**Challenge:** Leave the pictures out and retype the lines from the beginning through the line with "step_seconds = 80", both ends included.

--- begin Collected material ---

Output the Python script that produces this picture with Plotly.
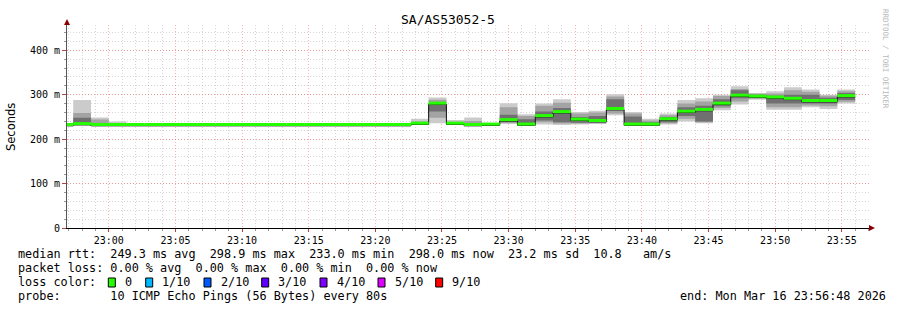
import pandas as pd
import plotly.graph_objects as go

# ---------------- data ----------------
title = "SA/AS53052-5"
first_bin_end = "2026-03-16 22:57:20"
step_seconds = 80

median = [233, 235, 233, 233, 233, 233, 233, 233, 233, 233, 233, 233, 233, 233, 233,
          233, 233, 233, 233, 233, 236, 281, 236, 233, 234, 244, 234, 253, 262, 245,
          242, 269, 234, 234, 246, 263, 267, 281, 299, 297, 295, 292, 287, 287, 298]
outer_lo = [233, 233, 232, 232, 233, 233, 233, 233, 233, 233, 233, 233, 233, 233, 233,
            233, 233, 233, 233, 232, 233, 236, 233, 232, 233, 234, 233, 233, 232, 233,
            234, 254, 233, 233, 233, 240, 236, 265, 278, 289, 266, 266, 272, 268, 280]
outer_hi = [233, 288, 249, 240, 233, 233, 233, 233, 233, 233, 233, 236, 233, 233, 233,
            236, 233, 233, 233, 234, 246, 294, 243, 249, 235, 281, 256, 280, 290, 261,
            264, 301, 261, 246, 258, 288, 292, 300, 319, 304, 308, 317, 312, 300, 312]
mid_lo = [233, 234, 233, 233, 233, 233, 233, 233, 233, 233, 233, 233, 233, 233, 233,
          233, 233, 233, 233, 233, 234, 248, 234, 233, 233, 237, 234, 238, 235, 235,
          236, 258, 233, 233, 236, 246, 238, 270, 285, 291, 272, 272, 276, 274, 284]
mid_hi = [233, 259, 244, 236, 233, 233, 233, 233, 233, 233, 233, 233, 233, 233, 233,
          233, 233, 233, 233, 233, 240, 289, 239, 241, 234, 272, 252, 275, 282, 258,
          260, 296, 258, 242, 254, 280, 285, 297, 313, 302, 303, 310, 307, 298, 308]
inner_lo = [233, 235, 233, 233, 233, 233, 233, 233, 233, 233, 233, 233, 233, 233, 233,
            233, 233, 233, 233, 233, 235, 262, 235, 233, 233, 238, 236, 242, 238, 237,
            238, 265, 234, 233, 238, 252, 240, 274, 292, 293, 280, 280, 280, 280, 288]
inner_hi = [233, 248, 236, 234, 233, 233, 233, 233, 233, 233, 233, 233, 233, 233, 233,
            233, 233, 233, 233, 233, 237, 279, 237, 235, 234, 255, 245, 262, 270, 250,
            252, 290, 251, 238, 250, 272, 275, 290, 310, 300, 298, 300, 300, 293, 304]

y_tick_vals = [0, 100, 200, 300, 400]
y_tick_text = ["0", "100 m", "200 m", "300 m", "400 m"]

legend_rows = [
    "median rtt:  249.3 ms avg  298.9 ms max  233.0 ms min  298.0 ms now  23.2 ms sd  10.8   am/s",
    "packet loss: 0.00 % avg  0.00 % max  0.00 % min  0.00 % now",
    "loss color:",
    "probe:       10 ICMP Echo Pings (56 Bytes) every 80s",
]
loss_labels = ["0", "1/10", "2/10", "3/10", "4/10", "5/10", "9/10"]
loss_colors = ["#26ff00", "#00b8ff", "#0059ff", "#5e00ff", "#7e00ff", "#dd00ff", "#ff0000"]
end_text = "end: Mon Mar 16 23:56:48 2026"
watermark = "RRDTOOL / TOBI OETIKER"

# ---------------- geometry ----------------
W, H = 897, 310
L, R, T, B = 67, 869, 25, 228


def px(x):
    return (x - L) / (R - L)


def py(y):
    return (B - y) / (B - T)


ends = pd.date_range(first_bin_end, periods=len(median), freq=f"{step_seconds}s")
starts = ends - pd.Timedelta(seconds=step_seconds)
xs = list(starts) + [ends[-1]]


def stepy(v):
    return list(v) + [v[-1]]


fig = go.Figure()

bands = [
    (outer_lo, outer_hi, "#cbcbcb"),
    (mid_lo, mid_hi, "#a3a3a3"),
    (inner_lo, inner_hi, "#707070"),
]
for lo, hi, col in bands:
    fig.add_trace(go.Scatter(x=xs, y=stepy(lo), mode="lines", line=dict(width=0, shape="hv"),
                             hoverinfo="skip"))
    fig.add_trace(go.Scatter(x=xs, y=stepy(hi), mode="lines", line=dict(width=0, shape="hv"),
                             fill="tonexty", fillcolor=col, hoverinfo="skip"))

# dark median step line
fig.add_trace(go.Scatter(x=xs, y=[v - 3 for v in stepy(median)], mode="lines",
                         line=dict(width=1, shape="hv", color="#111111"), hoverinfo="skip"))

# loss-coloured median (horizontal segments)
gx, gy = [], []
for s, e, v in zip(starts, ends, median):
    gx += [s, e, None]
    gy += [v, v, None]
fig.add_trace(go.Scatter(x=gx, y=gy, mode="lines", line=dict(width=3, color=loss_colors[0]),
                         hoverinfo="skip"))

mono = "DejaVu Sans Mono"
dotted = "1px,2px"

fig.update_layout(
    width=W, height=H, autosize=False,
    margin=dict(l=L, r=W - R, t=T, b=H - B, pad=0),
    paper_bgcolor="white", plot_bgcolor="white", showlegend=False,
    xaxis=dict(
        type="date",
        range=["2026-03-16 22:56:51.8", "2026-03-16 23:57:02.5"],
        tick0="2026-03-16 23:00:00", dtick=300000, tickformat="%H:%M",
        showgrid=True, gridcolor="rgba(255,80,80,0.45)", griddash=dotted, gridwidth=1,
        minor=dict(dtick=60000, tick0="2026-03-16 23:00:00", showgrid=True,
                   gridcolor="rgba(120,120,120,0.3)", griddash=dotted,
                   ticks="outside", ticklen=2, tickcolor="#999"),
        ticks="outside", ticklen=3, tickcolor="#c04040",
        showline=True, linecolor="black", linewidth=1, zeroline=False,
        tickfont=dict(family=mono, size=10, color="black"),
    ),
    yaxis=dict(
        range=[0, 457],
        tickvals=y_tick_vals, ticktext=y_tick_text,
        showgrid=True, gridcolor="rgba(255,80,80,0.45)", griddash=dotted, gridwidth=1,
        minor=dict(dtick=20, tick0=0, showgrid=True, gridcolor="rgba(120,120,120,0.3)",
                   griddash=dotted, ticks="outside", ticklen=2, tickcolor="#999"),
        ticks="outside", ticklen=4, tickcolor="#c04040",
        showline=True, linecolor="#555", linewidth=1, zeroline=False,
        tickfont=dict(family=mono, size=10, color="black"),
    ),
)

# arrows
fig.add_shape(type="path", xref="paper", yref="paper",
              path=f"M {px(64)} {py(25)} L {px(70)} {py(25)} L {px(67)} {py(19)} Z",
              fillcolor="#8b0000", line=dict(width=0))
fig.add_shape(type="path", xref="paper", yref="paper",
              path=f"M {px(869)} {py(225)} L {px(869)} {py(231)} L {px(875)} {py(228)} Z",
              fillcolor="#8b0000", line=dict(width=0))


def nb(s):
    return s.replace(" ", "\u00a0")


def text(x, y, s, size=11.8, anchor="left", family=mono, color="black", angle=0):
    fig.add_annotation(x=px(x), y=py(y), xref="paper", yref="paper", text=nb(s),
                       showarrow=False, xanchor=anchor, yanchor="middle",
                       font=dict(family=family, size=size, color=color), textangle=angle)


text(448, 19, title, size=13, anchor="center")
text(11, 127, "Seconds", size=11.5, anchor="center", family="DejaVu Sans", angle=-90)
text(886, 59, watermark, size=7.5, anchor="center", color="#b8b8b8", angle=90)

row_y = [254.3, 268.3, 282.3, 296.3]
for s, y in zip(legend_rows, row_y):
    text(16, y, s)
text(678, row_y[3], end_text)

sq_x = [108.3, 145.7, 204.0, 261.7, 320.0, 378.0, 435.7]
for x0, lab, col in zip(sq_x, loss_labels, loss_colors):
    fig.add_shape(type="rect", xref="paper", yref="paper",
                  x0=px(x0), x1=px(x0 + 7), y0=py(278), y1=py(287),
                  fillcolor=col, line=dict(color="black", width=1))
    text(x0 + 14.5, row_y[2], lab)

fig.write_html("out.html")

--- end Collected material ---

**Full response:**
Output the Python script that produces this picture with Plotly.
import pandas as pd
import plotly.graph_objects as go

# ---------------- data ----------------
title = "SA/AS53052-5"
first_bin_end = "2026-03-16 22:57:20"
step_seconds = 80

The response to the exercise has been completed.